For the calculation of the area where the critical transmembrane potential Δφ_c is exceeded, we have to integrate the surface on the spheroid in spheroidal coordinates τ, ϕ and σ (Korn and Korn 2000). The transformation from Cartesian coordinates to spheroidal coordinates for a prolate spheroid is defined by:

$$ \matrix{ {x^2 } \hfill & = \hfill & {\left( {R_1 ^2 - R_2 ^2 } \right)\left( {\sigma ^2 - 1} \right)\left( {1 - \tau ^2 } \right)\cos ^2 \varphi } \hfill & {\sigma > 1} \hfill \cr {y^2 } \hfill & = \hfill & {\left( {R_1 ^2 - R_2 ^2 } \right)\left( {\sigma ^2 - 1} \right)\left( {1 - \tau ^2 } \right)\sin ^2 \varphi } \hfill & {0 < \varphi < 2\pi } \hfill \cr z \hfill & = \hfill & {\sqrt {R_1 ^2 - R_2 ^2 } \sigma \tau } \hfill & { - 1 < \tau < 1} \hfill \cr } $$

(19)

and for oblate spheroid by:

$$ \matrix{ {x^2 } \hfill & = \hfill & {\left( {R_2 ^2 - R_1 ^2 } \right)\left( {\sigma ^2 + 1} \right)\left( {1 - \tau ^2 } \right)\cos ^2 \varphi } \hfill & {\sigma > 0} \hfill \cr {y^2 } \hfill & = \hfill & {\left( {R_2 ^2 - R_1 ^2 } \right)\left( {\sigma ^2 + 1} \right)\left( {1 - \tau ^2 } \right)\sin ^2 \varphi } \hfill & {0 < \varphi < 2\pi } \hfill \cr z \hfill & = \hfill & {\sqrt {R_2 ^2 - R_1 ^2 } \sigma \tau } \hfill & { - 1 < \tau < 1} \hfill \cr } $$

(20)

The surface element in spheroidal coordinates is (Korn and Korn 2000):

$$ {\rm{d}}S = \sqrt {g_{\varphi \varphi } g_{\tau \tau } } \,{\rm{d}}\varphi \,{\rm{d}}\tau $$

(21)

where g _ϕϕ and g _ττ are elements of the metric tensor in spheroidal coordinates.
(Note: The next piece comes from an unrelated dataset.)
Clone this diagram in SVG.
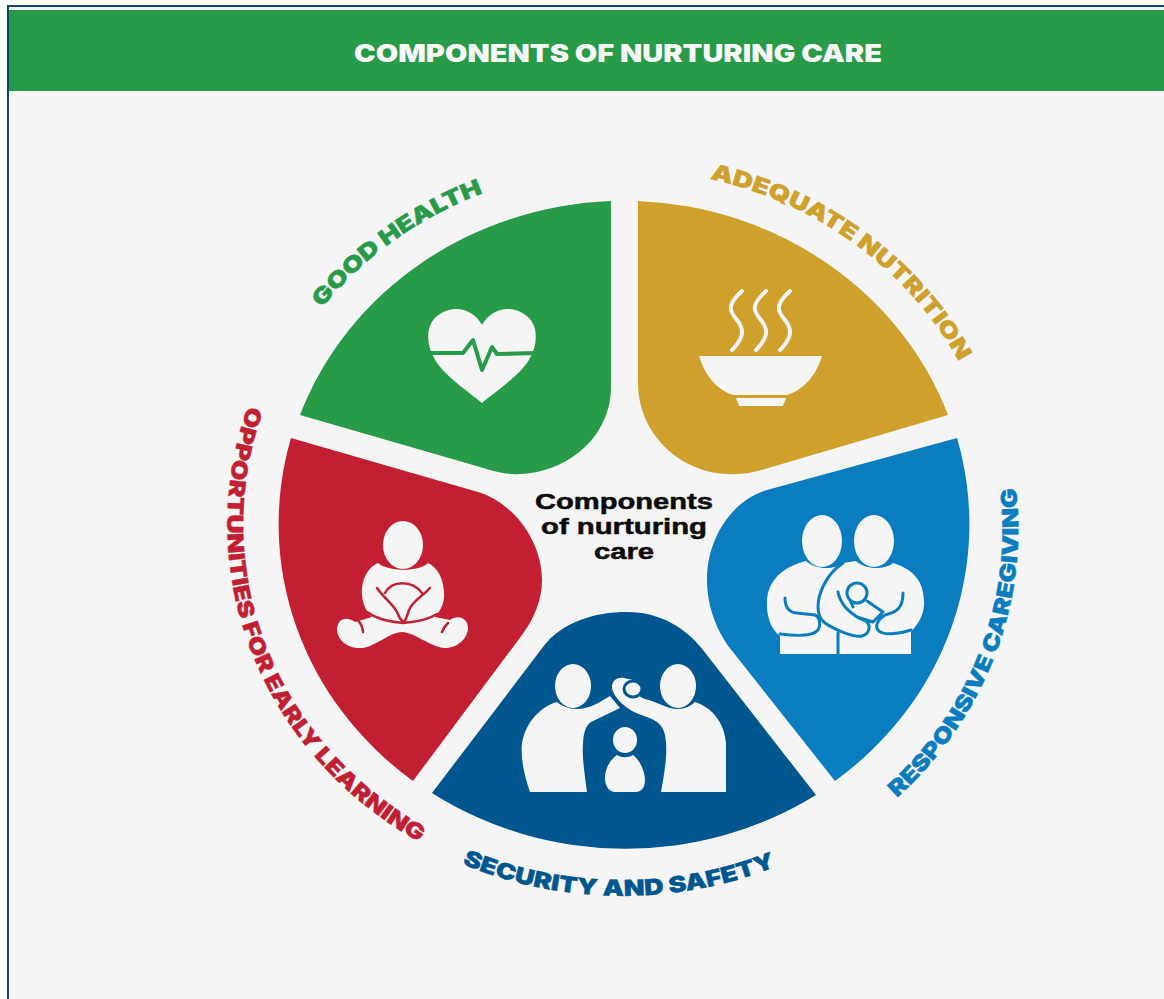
<svg xmlns="http://www.w3.org/2000/svg" width="1164" height="999" viewBox="0 0 1164 999">
<style>
.lab{font-family:"Inter","Liberation Sans",sans-serif;font-weight:900;font-size:22px;stroke-width:.4}
.mid{font-family:"Liberation Sans",sans-serif;font-weight:700;font-size:22px;text-anchor:middle;fill:#0b0b0b;stroke:#0b0b0b;stroke-width:.5}
.ic{fill:#f5f5f5}
.st{fill:none;stroke-linecap:round;stroke-linejoin:round}
</style>
<defs>
<path id="pGood" d="M322 308 A380 357 0 0 1 560 173"/>
<path id="pAdq" d="M710 179 A378 355 0 0 1 1001 525"/>
<path id="pResp" d="M897 798 A397 373 0 0 0 985 380"/>
<path id="pSec" d="M462 864 A394 370 0 0 0 800 856"/>
<path id="pOpp" d="M248 406 A394 370 0 0 0 470 866"/>
</defs>
<rect width="1164" height="999" fill="#ffffff"/>
<rect x="7" y="5" width="1157" height="994" fill="#0f4470"/>
<rect x="9" y="7" width="1155" height="992" fill="#f5f5f5"/>
<g id="header">
<rect x="9" y="10" width="1155" height="81" fill="#279b48"/>
<text x="618" y="62" text-anchor="middle" textLength="528" lengthAdjust="spacingAndGlyphs" style="font-family:Inter,'Liberation Sans',sans-serif;font-weight:900;font-size:24px" fill="#f7f7f7">COMPONENTS OF NURTURING CARE</text>
</g>
<g id="connectors"></g>
<g id="good-health">
<path fill="#279b48" d="M611 201 A345.5 324.5 0 0 0 300 415 L480 467 C495 472 508 475 520 474 C570 472 611 435 611 387 Z"/>
<path class="ic" d="M482 403 C470 393 442 374 434 358 C425 342 426 322 440 314 C455 304 474 310 482 325 C490 310 509 304 524 314 C538 322 539 342 530 358 C522 374 494 393 482 403Z"/>
<path class="st" stroke="#279b48" stroke-width="4" d="M427 353 L463 353 L473 340 L482 370 L492 347 L497 354 L537 353"/>
<text class="lab" fill="#279b48" stroke="#279b48"><textPath href="#pGood" textLength="200" lengthAdjust="spacingAndGlyphs">GOOD HEALTH</textPath></text>
</g>
<g id="adequate-nutrition">
<path fill="#cfa02b" d="M638 201 A345.5 324.5 0 0 1 948 415 L765 469 C752 473 740 475 727 474 C678 472 638 432 638 383 Z"/>
<path class="ic" d="M699 356 L822 356 C816 376 803 390 787 395 L733 395 C717 390 705 376 699 356Z"/>
<path class="ic" d="M736 398 L786 398 L783 406 L739 406Z"/>
<path class="st" stroke="#f5f5f5" stroke-width="4" d="M742 291 C728 304 728 310 737 320 C746 331 742 340 732 350 M766 291 C752 304 752 310 761 320 C770 331 766 340 756 350 M790 291 C776 304 776 310 785 320 C794 331 790 340 780 350"/>
<text class="lab" fill="#cfa02b" stroke="#cfa02b"><textPath href="#pAdq" textLength="318" lengthAdjust="spacingAndGlyphs">ADEQUATE NUTRITION</textPath></text>
</g>
<g id="responsive-caregiving">
<path fill="#0a7dc1" d="M957 438 A345.5 324.5 0 0 1 835 781 L733 652 C718 634 707 608 707 580 C707 535 735 499 767 490 Z"/>
<ellipse class="ic" cx="822" cy="541" rx="20" ry="26"/>
<ellipse class="ic" cx="874" cy="541" rx="20" ry="26"/>
<path class="ic" d="M806 561 C790 565 769 575 767 600 C766 618 772 630 780 636 L780 654 L911 654 L911 632 C920 622 925 612 924 600 C923 582 915 570 893 563 C885 570 865 570 856 561 L843 563 C835 570 815 570 806 561Z"/>
<path class="st" stroke="#0a7dc1" stroke-width="3" d="M838 633 L838 654 M843 563 C825 575 818 595 818 607 C818 615 821 620 825 623 C835 630 855 638 862 636 C870 634 871 625 866 621 L859 618 M785 598 C785 610 792 613 797 613 L815 615 C820 617 821 625 818 630 C812 637 795 636 780 634 M838 592 C841 606 850 612 857 617 L873 622 L883 612 L867 601 M853 607 L850 600 M903 593 C903 608 897 612 885 615 C877 620 875 627 878 630 C882 636 900 634 911 630"/>
<circle class="st" stroke="#0a7dc1" stroke-width="3" cx="857" cy="593" r="10"/>
<text class="lab" fill="#0a7dc1" stroke="#0a7dc1"><textPath href="#pResp" textLength="345" lengthAdjust="spacingAndGlyphs">RESPONSIVE CAREGIVING</textPath></text>
</g>
<g id="security-and-safety">
<path fill="#00568f" d="M432 793 A345.5 324.5 0 0 0 816 795 L703 650 C686 628 660 612 627 612 C594 612 562 622 543 647 Z"/>
<ellipse class="ic" cx="573" cy="686" rx="18" ry="22"/>
<ellipse class="ic" cx="678" cy="686" rx="18" ry="22"/>
<path class="ic" d="M530 792 L587 792 C584 770 582 755 583 743 C584 730 586 726 591 722 L620 708 L610 696 C600 702 590 709 577 709 C568 709 562 706 557 702 C540 707 526 722 522 743 C520 760 526 780 530 792Z"/>
<path class="ic" d="M726 792 L661 792 C665 770 667 755 666 743 C665 730 662 726 657 722 C650 717 640 715 632 711 C622 705 612 695 612 687 C612 680 618 677 624 678 L633 680 C628 690 640 697 645 699 C660 703 668 709 677 709 C686 709 690 706 695 702 C710 707 724 720 726 743Z"/>
<ellipse class="ic" stroke="#00568f" stroke-width="3" cx="633" cy="689" rx="9" ry="8"/>
<ellipse class="ic" cx="625" cy="740" rx="12" ry="13"/>
<path class="ic" d="M617 755 C609 760 604 772 605 780 C606 788 610 792 615 792 L636 792 C641 792 645 788 645 780 C645 772 640 760 633 755 C628 758 622 758 617 755Z"/>
<text class="lab" fill="#00568f" stroke="#00568f"><textPath href="#pSec" textLength="322" lengthAdjust="spacingAndGlyphs">SECURITY AND SAFETY</textPath></text>
</g>
<g id="opportunities-for-early-learning">
<path fill="#c31f33" d="M291 438 A345.5 324.5 0 0 0 413 781 L522 635 C534 619 542 600 542 580 C542 540 512 502 478 492 Z"/>
<ellipse class="ic" cx="403" cy="545" rx="20" ry="24"/>
<path class="ic" d="M378 563 C368 567 361 580 362 595 C363 607 368 613 372 617 L355 622 C345 615 337 620 337 630 C338 642 350 649 362 648 C375 647 390 632 402 632 C414 632 430 647 445 648 C458 648 468 638 468 628 C468 618 458 614 450 620 L435 617 C441 610 445 602 444 592 C443 578 438 568 428 563 C420 572 388 572 378 563Z"/>
<path class="st" stroke="#c31f33" stroke-width="2.5" d="M377 588 C383 597 392 603 397 612 C399 618 401 620 403 622 M430 588 C422 597 413 600 409 610 C407 616 406 620 404 622 M385 593 C392 580 412 580 422 593 M367 612 C378 620 390 622 403 623 C416 622 428 620 437 614 M358 620 C361 624 363 628 363 632 M448 623 C445 626 443 629 442 632"/>
<text class="lab" fill="#c31f33" stroke="#c31f33"><textPath href="#pOpp" textLength="510" lengthAdjust="spacingAndGlyphs">OPPORTUNITIES FOR EARLY LEARNING</textPath></text>
</g>
<g id="center">
<text class="mid" x="624" y="509" textLength="178" lengthAdjust="spacingAndGlyphs">Components</text>
<text class="mid" x="624" y="534" textLength="166" lengthAdjust="spacingAndGlyphs">of nurturing</text>
<text class="mid" x="624" y="559" textLength="60" lengthAdjust="spacingAndGlyphs">care</text>
</g>
</svg>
The equation of the surface of the spheroid is:

$$ S = R_2 \int\limits_{\tau _1 }^{\tau _2 } {\int\limits_{\varphi _1 }^{\varphi _2 } {\sqrt {R_1 ^2 \left( {1 - \tau ^2 } \right) + R_2 ^2 \tau ^2 } {\rm{d}}\varphi \,{\rm{d}}\tau } } $$

(22)

where ϕ₁, ϕ₂, τ₁ and τ₂ are borders of integration defined by the condition that Δφ_i = Δφ_c. As already mentioned, we analyzed Δφ_i on an ellipse, obtained from the cross-section of a spheroid with the xz plane. For two points on the ellipse where Δφ_c was exceeded, an ellipse on a spheroid through these two points can also be defined, which is perpendicular to plane xz. This ellipse represents our border of integration. The border of integration where Δφ_c has been exceeded is a closed curve on an ellipsoid which is nearly an ellipse. By transforming this ellipse into spheroidal coordinates, the ϕ₁, ϕ₂, τ₁ and τ₂ values are obtained.